Have a craving for Cajun food but no time for a trip to Louisiana? These healthy and delicious Cajun recipes should help quench your hunger!
Grilled Cajun Chicken
Eat it as-is with rice and beans on the side, or add the grilled chicken to a salad, sandwich, or casserole. Serves 10.
- 2 cups vegetable oil
- 2 tablespoons Cajun seasoning
- 2 tablespoons Italian seasoning
- Garlic powder, as desired
- 2 tablespoons lemon pepper
- 10 boneless, skinless chicken breasts, pounded to 1/2-inch thickness
- Combine oil, Cajun seasoning, Italian seasoning, garlic powder, and lemon pepper in small mixing bowl.
- Add chicken to dish and coat with spice mixture.
- Cover the chicken and refrigerate it for 30 minutes.
- Lightly grease a skillet or grill pan, and warm over high heat.
- Drain chicken breasts, and discard marinade.
- Place chicken on grill and cook six to eight minutes per side, or until juices run clear.
Cajun Chicken Pasta
A great go-to recipe for the pasta-lover who has a hankering for some Creole flavors. Serves 2.
- 4 ounces linguine
- 2 boneless, skinless chicken breasts, cut into bite-sized pieces
- 1 tablespoons Cajun seasoning
- 2 tablespoons butter, cut up
- 1 green bell pepper, diced
- 1 red bell pepper, diced
- 1/4 cup sun-dried tomatoes, chopped
- 4 fresh button mushrooms, sliced
- 1 green onion, minced
- 1 1/2 cups heavy cream
- 1/4 teaspoon dried basil
- 1/4 teaspoon lemon pepper
- 1/4 teaspoon garlic powder
- 1/4 teaspoon ground black pepper
- 2 tablespoons grated Parmesan cheese
- Cook pasta according to package instructions.

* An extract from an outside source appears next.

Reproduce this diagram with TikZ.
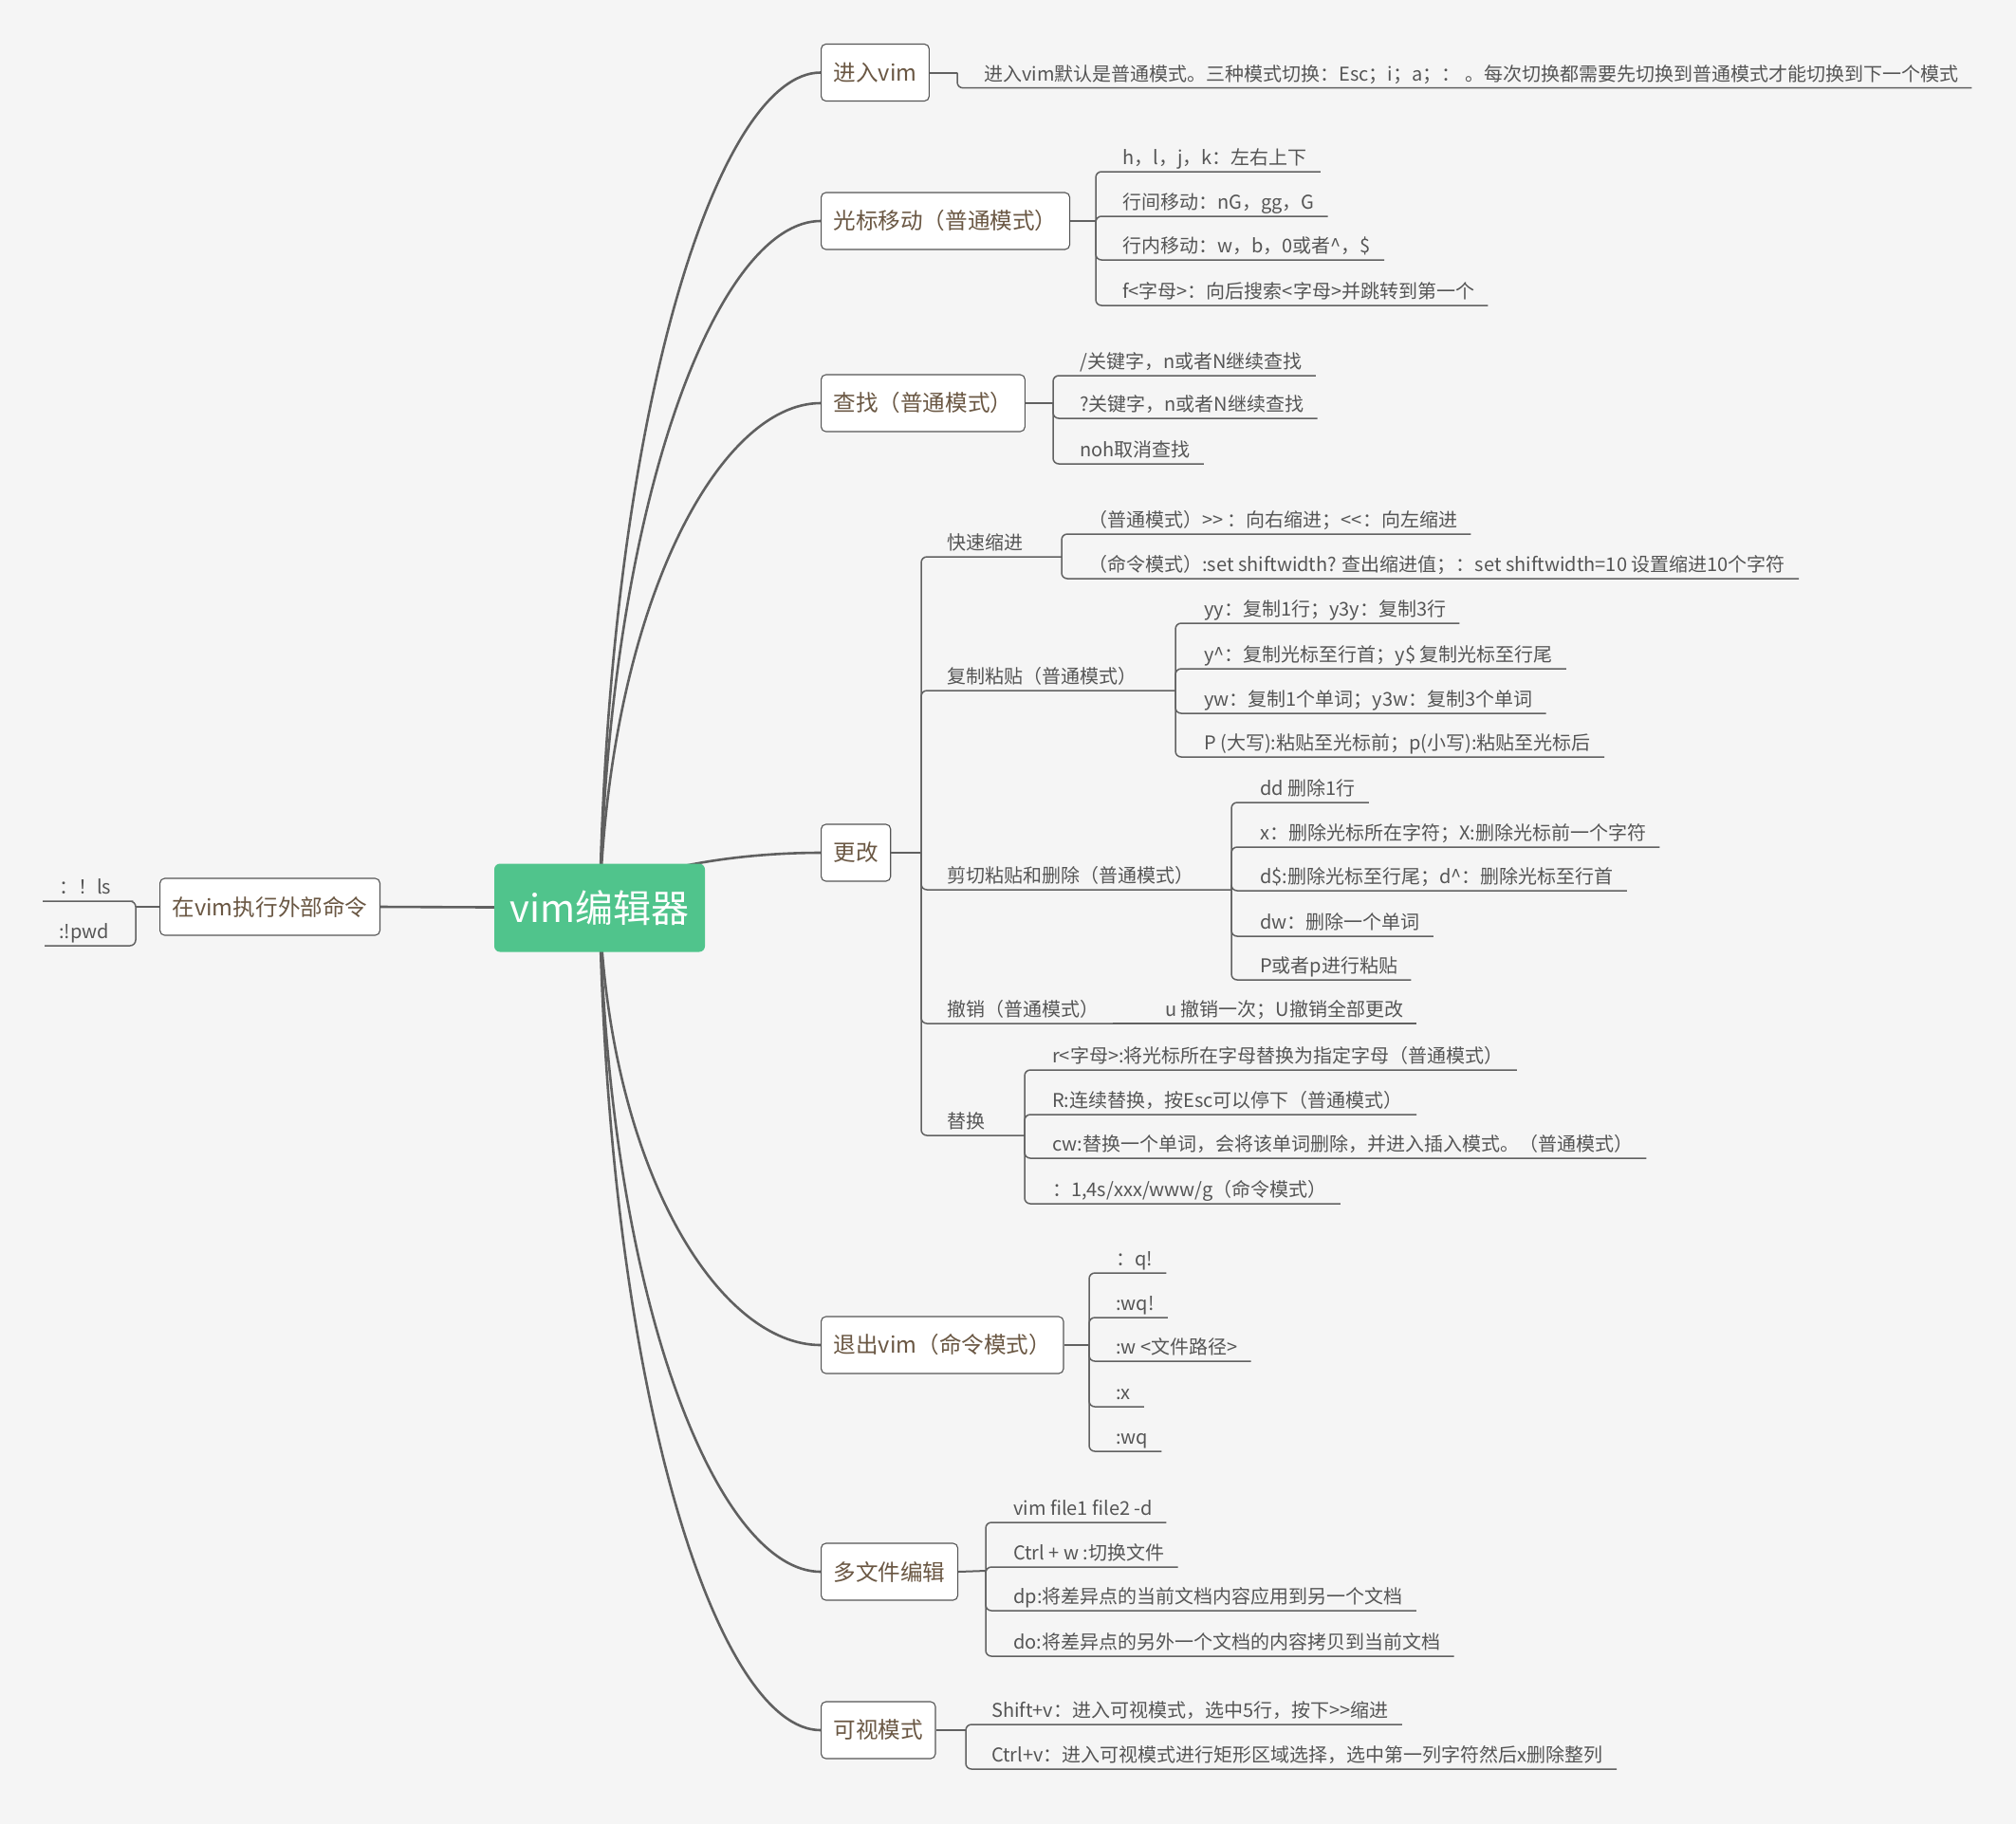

- While pasta is cooking, place chicken and Cajun seasoning in a small bowl, and toss.
- Melt butter in a large skillet over medium heat.
- Add chicken to skillet, and cook for five to seven minutes, or until no longer pink in the center and juices run clear.
- Add bell peppers, sun-dried tomatoes, mushrooms, and onions to skillet, and cook for two to three minutes.
- Reduce heat to low, add heavy cream to skillet, and season with basil, lemon pepper, salt, garlic powder, and ground black pepper.
- Drain pasta and toss with sauce.
- Top pasta with Parmesan cheese before serving.
Cajun Chicken and Sausage Gumbo
This dish can stand on its own, but is even better when served with white rice or alongside potato salad. Serves 10.
- 1 cup vegetable oil
- 1 cup all-purpose flour
- 1 large white onion, chopped
- 1 green bell pepper, chopped
- 2 celery stalks, chopped
- 1 pound andouille sausage, cut into 1/4-inch thick slices
- 4 cloves garlic, peeled and minced
- Salt and pepper, as desired
- Creole seasoning, as desired
- 6 cups chicken broth
- 1 bay leaf
- 1 rotisserie chicken, boned and shredded
- Heat oil in Dutch oven over medium heat.
- Add flour to oil, and whisk thoroughly for eight to ten minutes, or until mixture has reached the color of chocolate milk.
- Add onion, bell pepper, celery, and sausage to flour mixture, and cook for five minutes.
- Add garlic to mixture, and cook for five minutes.
- Season mixture with salt, pepper, and Creole seasonings, mixture until well combined.
- Add chicken broth and bay leaf to Dutch oven.
- Bring gumbo to a boil, then reduce heat to medium-low and simmer uncovered for one hour, stirring occasionally.
- Add chicken to mixture and allow to simmer for one more hour.
- Use a large spoon to skim off any fat that may be floating on the top of the gumbo during the last hour of cooking.
- Remove bay leaf from the gumbo before serving.
Cajun food is about as American as apple pie. Fortunately, by following these easy recipes, you can have the taste of Louisiana in your own kitchen!